First of all – I apologize. I have not written for some time. Now – for my post…
A belief in the essential importance of PLAY in our lives is something I have known for some time – perhaps all of my life. I certainly played as a child. Whether it was an evening filled with Hide and Seek and kids of a variety of ages in our St. Paul neighborhood; or a week spent with jacks, roller skates, four square, jump ropes and tea parties on my neighbor’s driveway with her granddaughter; I have very specific and warm memories of hours spent in play. Every summer featured plays – some made up and others from a script – put together on the porch and performed in the basement rec room by me, my sister and a few neighbors. We sometimes charged as much as a nickel to attend what I am certain was a lively musical performance about leprechauns or princesses. I participated in plays and programs at every opportunity. I obviously have never been afraid to stand up in from of an audience.

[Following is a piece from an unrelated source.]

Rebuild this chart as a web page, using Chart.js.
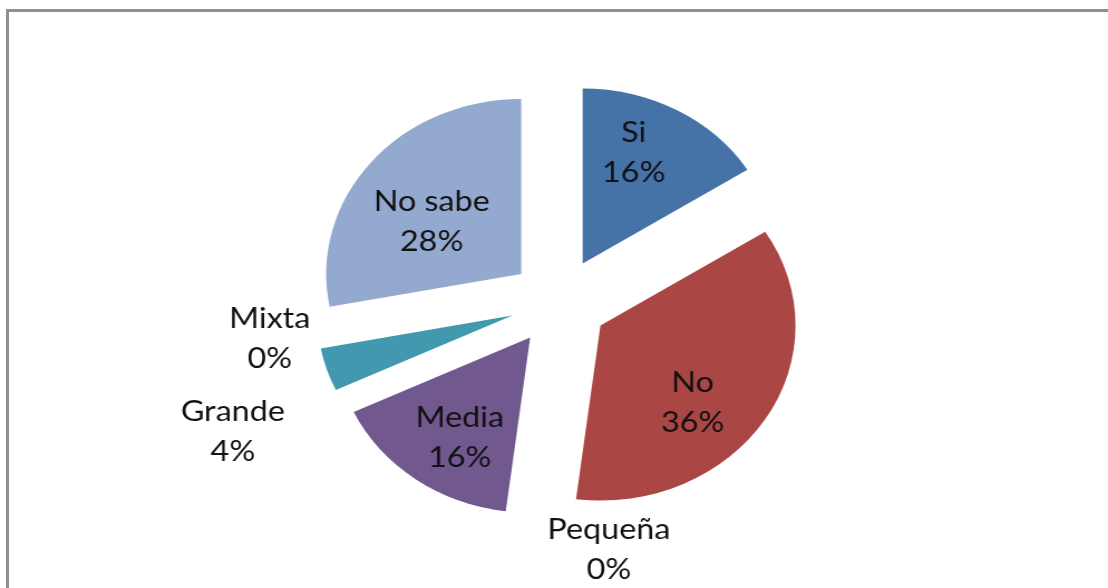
<!DOCTYPE html>
<html lang="es">
<head>
<meta charset="utf-8">
<title>Tamaño de empresa</title>
<script src="https://cdn.jsdelivr.net/npm/chart.js@4.4.1/dist/chart.umd.min.js"></script>
<style>
    html, body { margin: 0; padding: 0; background: #fff; width: 1108px; height: 588px; overflow: hidden; }
    #frame { position: absolute; left: 6px; top: 9px; width: 1200px; height: 700px; border: 3px solid #8f8f8f; box-sizing: border-box; }
    /* the original picture is wider than tall, so the pie is stretched sideways */
    #stretch { position: absolute; left: 0; top: 0; width: 994px; height: 588px; transform: scaleX(1.1147); transform-origin: 0 0; }
</style>
</head>
<body>
<div id="frame"></div>
<div id="stretch"><canvas id="pieChart" width="994" height="588"></canvas></div>
<script>
// Data
const categories = ['Si', 'No', 'Pequeña', 'Media', 'Grande', 'Mixta', 'No sabe'];
const percentages = [16, 36, 0, 16, 4, 0, 28];

// Styles
const sliceColors = ['#4572A7', '#AA4643', '#89A54E', '#71588F', '#4198AF', '#DB843D', '#93A9CF'];
// label spot: [angle shift in degrees, distance as a fraction of the radius], measured from the tip of the exploded slice
const labelPlacement = [[-6.3, 0.683], [10.7, 0.647], [-21, 1.202], [-3.8, 0.678], [-6.9, 1.58], [3.2, 1.247], [-6.7, 0.547]];
const explodeDistance = 44;
const pieRadius = 175;

document.addEventListener("DOMContentLoaded", function () {

    // Draw every slice pushed out from the centre, then the labels
    const explodedSlices = {
        id: 'explodedSlices',
        beforeDatasetDraw(chart, args) {
            const ctx = chart.ctx;
            args.meta.data.forEach(arc => {
                const mid = (arc.startAngle + arc.endAngle) / 2;
                ctx.save();
                ctx.translate(Math.cos(mid) * explodeDistance, Math.sin(mid) * explodeDistance);
                arc.draw(ctx, chart.chartArea);
                ctx.restore();
            });
            return false;
        },
        afterDatasetsDraw(chart) {
            const ctx = chart.ctx;
            const meta = chart.getDatasetMeta(0);
            ctx.save();
            ctx.font = '29px Lato';
            ctx.fillStyle = '#111';
            ctx.textAlign = 'center';
            ctx.textBaseline = 'middle';
            meta.data.forEach((arc, i) => {
                const mid = (arc.startAngle + arc.endAngle) / 2;
                const [shift, ratio] = labelPlacement[i];
                const a = mid + shift * Math.PI / 180;
                const tipX = arc.x + Math.cos(mid) * explodeDistance;
                const tipY = arc.y + Math.sin(mid) * explodeDistance;
                const x = tipX + Math.cos(a) * ratio * arc.outerRadius;
                const y = tipY + Math.sin(a) * ratio * arc.outerRadius;
                ctx.fillText(categories[i], x, y - 20);
                ctx.fillText(percentages[i] + '%', x, y + 20);
            });
            ctx.restore();
        }
    };

    const ctx = document.getElementById('pieChart').getContext('2d');
    new Chart(ctx, {
        type: 'pie',
        data: {
            labels: categories,
            datasets: [{
                data: percentages,
                backgroundColor: sliceColors,
                borderWidth: 0,
                radius: pieRadius
            }]
        },
        options: {
            responsive: false,
            animation: false,
            events: [],
            layout: { padding: { left: 9, right: 0, top: 16, bottom: 0 } },
            plugins: {
                legend: { display: false },
                tooltip: { enabled: false }
            }
        },
        plugins: [explodedSlices]
    });
});
</script>
</body>
</html>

In school, I always tried out for plays and skits of any variety. I did not always get the part I wanted, but I always was given some role that kept me engaged. My single claim to fame at Highland Park Senior High School was the lead in My Fair Lady. Yes, I was Eliza Doolittle – not because I was the “best” singer, but because I had the best cockney accent! I can still remember most of the lines and songs, making me a potentially annoying audience member if I attend a performance somewhere.
In my life as a kindergarten teacher, the curriculum I taught was entitled Playways. My college professor, Dr. Harlan Hanson was the co-creator of the curriculum. It was built on the knowledge that play is a child’s work and the best way for them to explore and learn about the world is through play. It makes me sad, that play is being unilaterally removed from most of public education, construed as a “waste of valuable teaching time.” I will go out on a limb here and say: Nothing could be further from the truth and more hazardous to the future of our culture and civilization than that opinion! Play is essential to life and learning. What are our children learning if there is no choice to explore their innate curiosity about their world and the people in it? What are we as adults, parents and grandparents doing to supplement that lack of play in formal education with play opportunities elsewhere?
This past weekend I attended the annual conference of the Association for Applied and Therapeutic Humor in Orlando, Florida. The conference theme was “The Power & Purpose of Play.” It was a powerful and purposeful experience. Those in attendance are humor and laughter professionals and enthusiasts, from a wide variety of occupations, missions and avocations; who understand the important of incorporating laughter and humor into life – their own and those with whom they experience life’s journey. According to the website: “Therapeutic humor is any intervention that promotes health and wellness by stimulating a playful discovery, expression or appreciation of the absurdity or incongruity of life’s situations. This intervention may enhance health or be used as a complementary treatment of illness to facilitate healing or coping, whether physical, emotional, cognitive, social or spiritual.” Officially adopted by the AATH Board of Directors on June 1, 2000.
Not that I needed reminding, but I was reminded by everyone attending, along with each and every presenter/speaker, that play is essential to our nature and a keenly valuable resource for navigating the narrow spots of life. We even had a night of “RECESS” complete with marbles, jacks, hopscotch, kick ball, four square, hoola hoops and jumping rope to demonstrate how joyful the freedom to choose to participate in play activities can be. (Serendipitously, all activities were one-hand friendly!) There was always a place for participation as a cheerleader, if that was your choice. The spirit and the laughter in the room was palpable! We had a “Rock, Scissors, Paper championship, where everyone started out as a competitor and then became part of the cheer squad for the victor until there were only two competitors left – with a hundred cheerleaders each. With great anticipation, the final match was held and the “champion” was boisterously cheered by everyone in the room. It was a fast-paced, exciting, non-threatening, 5 minutes of activity for a room full of adults – all of whom were enthusiastically willing and eager to play.
What this organization and those attending the conference did was to reinforce and enhance what I know to be true: We ALL need to look at our lives today as well as in our childhood to rediscover the essence of the play activities in our history, and hold their essence as a resource for resiliently responding to whatever life brings our way. Play is not only for children. And we would do well to ensure that play is part of everyone’s life – young and old.